An overview of hormone therapeutics in patients with CHF is summarized in Table 1.[9–12,21–26,28,29,35–37,43–48,63,64,66,71,72, 74–81,85–90,96–99,101,102,106,115,116,119–124,139,141] Among the discussed hormones in this review, neprilysin inhibitor is a promising drug candidate for the treatment of CHF on the top of current conventional medications. Secondly, by using an approach in the selection of CHF patients with low IGF-1 levels or low thyroid hormone levels, supplemental treatment with GH or thyroid hormone seems to be reasonable and cardioprotective. Nonetheless, there have been no clinical trials examining the long-term effects of GH or thyroid hormone treatment on cardiovascular mortality in CHF patients. Moreover, in the clinical settings of CHF with volume overload or edematous status, the AVP antagonists can relieve the symptoms without sympathetic system or the RAAS activation superior to loop diuretics. A combination of selective GR agonist and MR antagonist may represent an improved approach for glucocorticoids in the treatment of CHF, specifically in patients with diuretic resistance.
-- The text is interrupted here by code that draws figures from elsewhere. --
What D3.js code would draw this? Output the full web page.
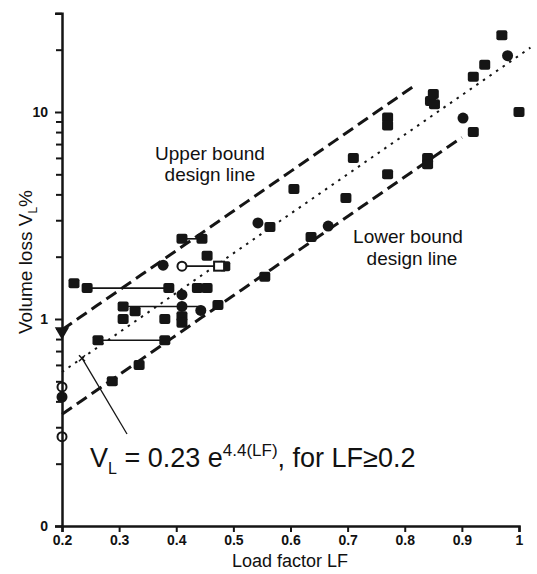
<!DOCTYPE html>
<html>
<head>
<meta charset="utf-8">
<script src="https://cdn.jsdelivr.net/npm/d3@7"></script>
<style>
  body { margin: 0; background: #fff; }
  svg text { font-family: "Liberation Sans", Arial, sans-serif; fill: #111; }
</style>
</head>
<body>
<svg id="chart" width="537" height="574"></svg>
<script>
// Data: [load factor LF, volume loss VL %]
const squares = [
  [0.97, 23.5], [0.94, 16.9], [0.92, 14.8], [0.85, 12.2], [0.845, 11.3], [0.852, 10.9],
  [1.0, 10.0], [0.92, 8.0], [0.77, 9.4], [0.77, 8.6], [0.77, 5.0], [0.84, 6.0], [0.84, 5.6],
  [0.71, 6.0], [0.606, 4.25], [0.697, 3.84], [0.564, 2.78], [0.636, 2.49], [0.555, 1.6],
  [0.41, 2.44], [0.445, 2.44], [0.454, 2.02], [0.485, 1.8], [0.437, 1.41], [0.454, 1.41],
  [0.221, 1.49], [0.244, 1.41], [0.387, 1.41], [0.307, 1.15], [0.328, 1.09], [0.473, 1.17],
  [0.307, 1.0], [0.38, 1.0], [0.41, 1.03], [0.41, 0.96], [0.263, 0.79], [0.38, 0.79],
  [0.335, 0.6], [0.288, 0.5]
];
const circles = [
  [0.98, 18.7], [0.902, 9.35], [0.543, 2.91], [0.666, 2.81], [0.377, 1.82],
  [0.41, 1.31], [0.41, 1.15], [0.443, 1.1], [0.2, 0.42]
];
const triangles = [[0.2, 0.87]];
const openCircles = [[0.41, 1.8], [0.2, 0.47], [0.2, 0.27]];
const openSquares = [[0.475, 1.8]];
const segments = [
  [[0.244, 1.41], [0.387, 1.41]],
  [[0.307, 1.15], [0.445, 1.15]],
  [[0.263, 0.79], [0.38, 0.79]],
  [[0.41, 2.44], [0.445, 2.44]],
  [[0.41, 1.8], [0.475, 1.8]]
];

// Design lines: VL = 0.23 e^(4.4 LF), bounds x/÷ 1.6
const coef = 0.23, expo = 4.4, band = 1.6;
const designLines = [
  { name: "upper", factor: band, from: 0.2, to: 0.817, dash: "12,6", width: 3 },
  { name: "mean", factor: 1, from: 0.2, to: 1.02, dash: "2.5,5.5", width: 2 },
  { name: "lower", factor: 1 / band, from: 0.2, to: 0.9, dash: "12,6", width: 3 }
];
const markLF = 0.235;

const xTicks = [0.2, 0.3, 0.4, 0.5, 0.6, 0.7, 0.8, 0.9, 1];
const yMajor = [0.1, 1, 10];
const yMinor = [0.2, 0.3, 0.4, 0.5, 0.6, 0.7, 0.8, 0.9, 2, 3, 4, 5, 6, 7, 8, 9, 20, 30];

const svg = d3.select("#chart");
const ink = "#151515";

const x = d3.scaleLinear().domain([0.2, 1]).range([62, 519]);
const y = d3.scaleLog().domain([0.1, 30]).range([526, 526 - Math.log10(300) * 207]);

// Design lines
designLines.forEach(function (d) {
  const pts = d3.range(0, 41).map(function (i) {
    const lf = d.from + (d.to - d.from) * i / 40;
    return [lf, coef * Math.exp(expo * lf) * d.factor];
  });
  svg.append("path")
    .datum(pts)
    .attr("fill", "none")
    .attr("stroke", ink)
    .attr("stroke-width", d.width)
    .attr("stroke-dasharray", d.dash)
    .attr("d", d3.line().x(p => x(p[0])).y(p => y(p[1])));
});

// Connecting segments
svg.append("g")
  .selectAll("line")
  .data(segments)
  .join("line")
  .attr("x1", d => x(d[0][0]))
  .attr("y1", d => y(d[0][1]))
  .attr("x2", d => x(d[1][0]))
  .attr("y2", d => y(d[1][1]))
  .attr("stroke", ink)
  .attr("stroke-width", 1.6);

// Squares
svg.append("g")
  .selectAll("rect")
  .data(squares)
  .join("rect")
  .attr("x", d => x(d[0]) - 5.5)
  .attr("y", d => y(d[1]) - 5)
  .attr("width", 11)
  .attr("height", 10)
  .attr("rx", 2)
  .attr("fill", ink);

// Circles
svg.append("g")
  .selectAll("circle")
  .data(circles)
  .join("circle")
  .attr("cx", d => x(d[0]))
  .attr("cy", d => y(d[1]))
  .attr("r", 5.5)
  .attr("fill", ink);

// Triangles
svg.append("g")
  .selectAll("path")
  .data(triangles)
  .join("path")
  .attr("transform", d => "translate(" + x(d[0]) + "," + y(d[1]) + ") rotate(180)")
  .attr("d", d3.symbol(d3.symbolTriangle, 90))
  .attr("fill", ink);

// Open symbols
svg.append("g")
  .selectAll("rect")
  .data(openSquares)
  .join("rect")
  .attr("x", d => x(d[0]) - 5)
  .attr("y", d => y(d[1]) - 4.5)
  .attr("width", 10)
  .attr("height", 9)
  .attr("fill", "#fff")
  .attr("stroke", ink)
  .attr("stroke-width", 2);

svg.append("g")
  .selectAll("circle")
  .data(openCircles)
  .join("circle")
  .attr("cx", d => x(d[0]))
  .attr("cy", d => y(d[1]))
  .attr("r", 4.5)
  .attr("fill", "#fff")
  .attr("stroke", ink)
  .attr("stroke-width", 2);

// Axes
const yAxisMajor = d3.axisLeft(y).tickValues(yMajor).tickSize(7).tickPadding(7)
  .tickFormat(d => d === 0.1 ? "0" : d3.format("d")(d));
const yAxisMinor = d3.axisLeft(y).tickValues(yMinor).tickSize(6).tickFormat("");
const xAxis = d3.axisBottom(x).tickValues(xTicks).tickSize(6).tickPadding(3)
  .tickFormat(d => d === 1 ? "1" : d3.format(".1f")(d));

const gy = svg.append("g").attr("transform", "translate(62,0)").call(yAxisMajor);
svg.append("g").attr("transform", "translate(62,0)").call(yAxisMinor).select(".domain").remove();
const gx = svg.append("g").attr("transform", "translate(0,526)").call(xAxis);

[gy, gx].forEach(function (g) {
  g.attr("font-size", 14).attr("font-family", null);
  g.select(".domain").attr("stroke", ink).attr("stroke-width", 2.5);
  g.selectAll(".tick text")
    .style("font-size", "14px")
    .style("font-weight", "bold")
    .attr("fill", ink);
});
svg.selectAll(".tick line").attr("stroke", ink).attr("stroke-width", 2);

// Annotation marker on the mean line
const mx = x(markLF), my = y(coef * Math.exp(expo * markLF));
svg.append("path")
  .attr("d", "M" + (mx - 3) + "," + (my - 3) + "L" + (mx + 3) + "," + (my + 3) +
             "M" + (mx + 3) + "," + (my - 3) + "L" + (mx - 3) + "," + (my + 3))
  .attr("stroke", ink).attr("stroke-width", 1.5);
svg.append("line")
  .attr("x1", mx).attr("y1", my)
  .attr("x2", 127).attr("y2", 434)
  .attr("stroke", ink).attr("stroke-width", 1.3);

// Labels
svg.append("text").attr("x", 210).attr("y", 160).attr("text-anchor", "middle")
  .style("font-size", "19px").text("Upper bound");
svg.append("text").attr("x", 210).attr("y", 181).attr("text-anchor", "middle")
  .style("font-size", "19px").text("design line");
svg.append("text").attr("x", 408).attr("y", 243).attr("text-anchor", "middle")
  .style("font-size", "19px").text("Lower bound");
svg.append("text").attr("x", 412).attr("y", 265).attr("text-anchor", "middle")
  .style("font-size", "19px").text("design line");

const f = svg.append("text").attr("x", 90).attr("y", 467).style("font-size", "27px");
f.append("tspan").text("V");
f.append("tspan").attr("dy", 7).style("font-size", "16px").text("L");
f.append("tspan").attr("dy", -7).text(" = 0.23 e");
f.append("tspan").attr("dy", -11).style("font-size", "17px").text("4.4(LF)");
f.append("tspan").attr("dy", 11).text(", for LF\u22650.2");

svg.append("text").attr("x", 290).attr("y", 567).attr("text-anchor", "middle")
  .style("font-size", "18px").text("Load factor LF");

const yl = svg.append("text")
  .attr("transform", "translate(32,262) rotate(-90)")
  .attr("text-anchor", "middle")
  .style("font-size", "19px");
yl.append("tspan").text("Volume loss V");
yl.append("tspan").attr("dy", 5).style("font-size", "12px").text("L");
yl.append("tspan").attr("dy", -5).text("%");
</script>
</body>
</html>
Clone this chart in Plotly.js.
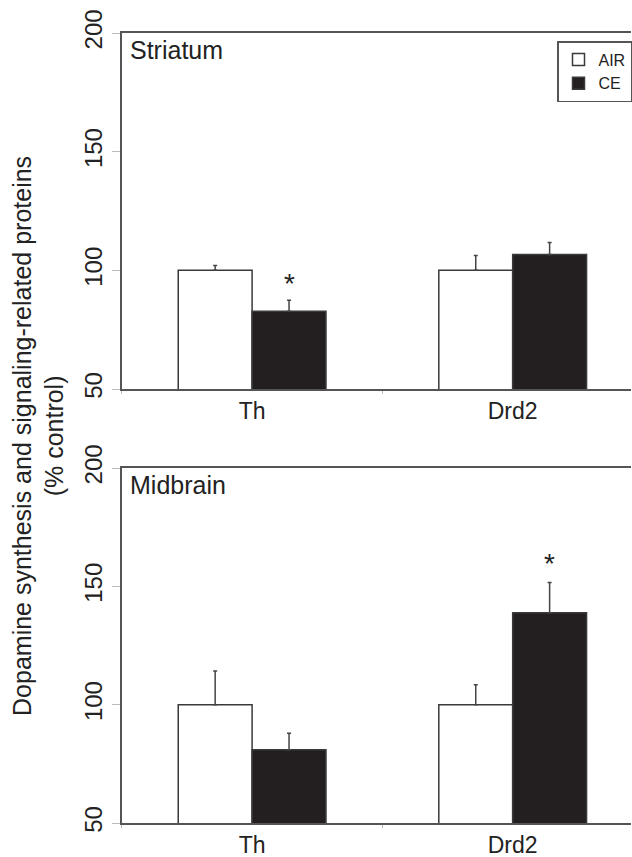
<!DOCTYPE html>
<html>
<head>
<meta charset="utf-8">
<script src="https://cdn.plot.ly/plotly-3.0.1.min.js"></script>
<style>html,body{margin:0;padding:0;background:#fff;}#chart{width:632px;height:857px;}</style>
</head>
<body>
<div id="chart"></div>
<script>
// ---- data ----
const categories = ['Th', 'Drd2'];
const tickVals = [50, 100, 150, 200];

const striatumAir = [100, 100];
const striatumAirErr = [2, 6.3];
const striatumCe = [82.8, 106.7];
const striatumCeErr = [4.6, 5];
const striatumSig = ['*', ''];

const midbrainAir = [100, 100];
const midbrainAirErr = [14.2, 8.4];
const midbrainCe = [81, 138.8];
const midbrainCeErr = [6.9, 12.8];
const midbrainSig = ['', '*'];

const panelNames = ['Striatum', 'Midbrain'];
const seriesNames = ['AIR', 'CE'];
// --------------------------------------

const FONT = 'Liberation Sans, Arial, sans-serif';
const dark = '#231f20';
const lineC = '#555555';
const zeros = categories.map(() => 0);

function barTrace(name, vals, errs, fill, xa, ya, show) {
  return {
    type: 'bar', name: name, x: categories, y: vals,
    xaxis: xa, yaxis: ya, showlegend: show,
    marker: {color: fill, line: {color: '#3a3a3a', width: 1.5}},
    error_y: {type: 'data', symmetric: false, array: errs, arrayminus: zeros,
              color: '#444', thickness: 1.5, width: 2},
    hoverinfo: 'skip'
  };
}

const data = [
  barTrace(seriesNames[0], striatumAir, striatumAirErr, '#ffffff', 'x', 'y', true),
  barTrace(seriesNames[1], striatumCe, striatumCeErr, dark, 'x', 'y', true),
  barTrace(seriesNames[0], midbrainAir, midbrainAirErr, '#ffffff', 'x2', 'y2', false),
  barTrace(seriesNames[1], midbrainCe, midbrainCeErr, dark, 'x2', 'y2', false)
];

const xDom = [122 / 632, 1];
const xRange = [-0.5, -0.5 + 510 / 261];

function xaxis(anchor) {
  return {
    domain: xDom, anchor: anchor, type: 'category', range: xRange,
    showline: true, linecolor: lineC, linewidth: 2, mirror: true,
    ticks: 'outside', tickson: 'boundaries', ticklen: 3, tickcolor: '#bbbbbb', tickwidth: 1,
    showgrid: false, zeroline: false,
    tickfont: {family: FONT, size: 23, color: '#222'}
  };
}
function yaxis(anchor, dom) {
  return {
    domain: dom, anchor: anchor, range: [50, 200],
    tickvals: tickVals, ticktext: tickVals.map(String),
    tickangle: -90,
    showline: true, linecolor: lineC, linewidth: 2, mirror: false,
    ticks: 'outside', ticklen: 8, tickcolor: '#bbbbbb', tickwidth: 1,
    showgrid: false, zeroline: false,
    tickfont: {family: FONT, size: 24, color: '#222'}
  };
}

const annotations = [];
// panel titles
[['x', 'y'], ['x2', 'y2']].forEach((ax, i) => {
  annotations.push({
    xref: ax[0] + ' domain', yref: ax[1] + ' domain', x: 0.012, y: 0.998,
    xanchor: 'left', yanchor: 'top', showarrow: false,
    text: panelNames[i], font: {family: FONT, size: 25, color: '#222'}
  });
});
// significance asterisks over the CE bars
function addSig(sig, vals, errs, xa, ya, off) {
  sig.forEach((s, i) => {
    if (!s) return;
    annotations.push({
      xref: xa, yref: ya, x: i + 0.142, y: vals[i] + errs[i] + off,
      xanchor: 'center', yanchor: 'bottom', showarrow: false,
      text: s, font: {family: FONT, size: 28, color: '#222'}
    });
  });
}
addSig(striatumSig, striatumCe, striatumCeErr, 'x', 'y', -0.5);
addSig(midbrainSig, midbrainCe, midbrainCeErr, 'x2', 'y2', 0.5);
// y axis title shared across both panels
annotations.push({
  xref: 'paper', yref: 'paper', x: 38 / 632, y: 1 - 436 / 857, xanchor: 'center', yanchor: 'middle',
  textangle: -90, showarrow: false,
  text: 'Dopamine synthesis and signaling-related proteins<br>(% control)',
  font: {family: FONT, size: 25, color: '#222'}
});

const layout = {
  width: 632, height: 857,
  margin: {l: 0, r: 0, t: 0, b: 0},
  paper_bgcolor: '#fff', plot_bgcolor: '#fff',
  barmode: 'group', bargap: 0.433, bargroupgap: 0,
  font: {family: FONT, color: '#222'},
  xaxis: xaxis('y'),
  yaxis: yaxis('x', [1 - 389 / 857, 1 - 33 / 857]),
  xaxis2: xaxis('y2'),
  yaxis2: yaxis('x2', [1 - 823 / 857, 1 - 468 / 857]),
  showlegend: true,
  legend: {
    x: 558 / 632, y: 1 - 41 / 857, xanchor: 'left', yanchor: 'top',
    bordercolor: lineC, borderwidth: 1.5, bgcolor: '#fff',
    font: {family: FONT, size: 16, color: '#222'},
    itemwidth: 30, tracegroupgap: 0
  },
  annotations: annotations
};

Plotly.newPlot('chart', data, layout, {staticPlot: true, displayModeBar: false});
</script>
</body>
</html>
Finally, the potential cardiovascular efficacy and safety of incretin-based therapies, testosterone supplementation, or HRT needs to be prudently evaluated in large-scale clinical studies.

Table 1.

Overview of hormone therapeutics in patients with congestive heart failure (CHF).

Hormones	Mechanism of action	Hemodynamic effects	Clinical outcomes	Other notes
Natriuretic peptides	Natriuresis; vasodilatation; suppressing the sympathetic activity and the RAAS[9]	Reduced pulmonary capillary wedge pressure; improved heart failure symptoms[10,11]	Did not alter mortality or rehospitalization[12]
Neprilysin inhibitor	Neprilysin degrades natriuretic peptides and other vasoactive peptides[21]	Reduced N-terminal pro-BNP levels; improved symptoms[22]	Reduced cardiovascular mortality and rehospitalization[22]
Incretin-based therapies (GLP-1 receptor agonists and DPP-4 inhibitors)	Incretin acts on receptors of the heart and vasculature[23–26]	Decreased systemic vascular resistance; improved LV function[28,29]	Neutral or increased the rates of CHF hospitalization[35–37]
Growth hormone	Acts on receptors of the heart and vasculature[43–47]	Promoted cardiac growth and contractility; regulate vascular tone and peripheral resistance[48]	Unknown	Better effects of GH treatment on LV function in selected CHF patients with GH deficiency[63,64]
Ghrelin	Receptors in the heart and large vessel; SNA inhibition[66]	Increased the cardiac output[71,72]	Unknown
Vasopressin receptor antagonists	Vasopressin modulates volume homeostasis; regulates vascular tone[74,75]	Preserved renal function; increased urine output[76–81]	Not improve in short- nor long-term morbidity/mortality[85–87]
Glucocorticoids	Via glucocorticoid receptors[88]	Promoted cardiomyocytes contractility; induced cardiac hypertrophy[88]	Cardiovascular hazardous[88–90]	Overcome diuretic resistance[96–98]
Urocortins	Activation of central CRH receptors; regulates the SNA and the RAAS[99]	Vasodilation and positive inotropic effects[99,101,102]	Unknown
Testosterone supplementation	No improvement in cardiac function or structure; via peripheral indirect mechanisms[115]	Reduced peripheral vascular resistance; increased cardiac output[106]	Higher cardiovascular events[116]
Estrogen replacement	Via receptors in cardiovascular systems	Unclear	Reduced the total mortality and cardiovascular events when initiated in younger women (<60 years) and earlier stage of menopause (<10 years); possible adverse effect when initiated in older women (>60 years) or later stage of menopause (>10 years)[119–123]
Thyroid hormones	Via thyroid hormone receptors[124]	Improvement of LV function[139,141]	Unknown

RAAS, renin–angiotensin-–aldosterone system; BNP, brain natriuretic peptide; GLP-1, glucagon-like peptide-1; DPP-4, dipeptidyl peptidase-4; LV, left ventricle; GH, growth hormone; SNA, sympathetic nervous activity; CRH, corticotropin releasing hormone.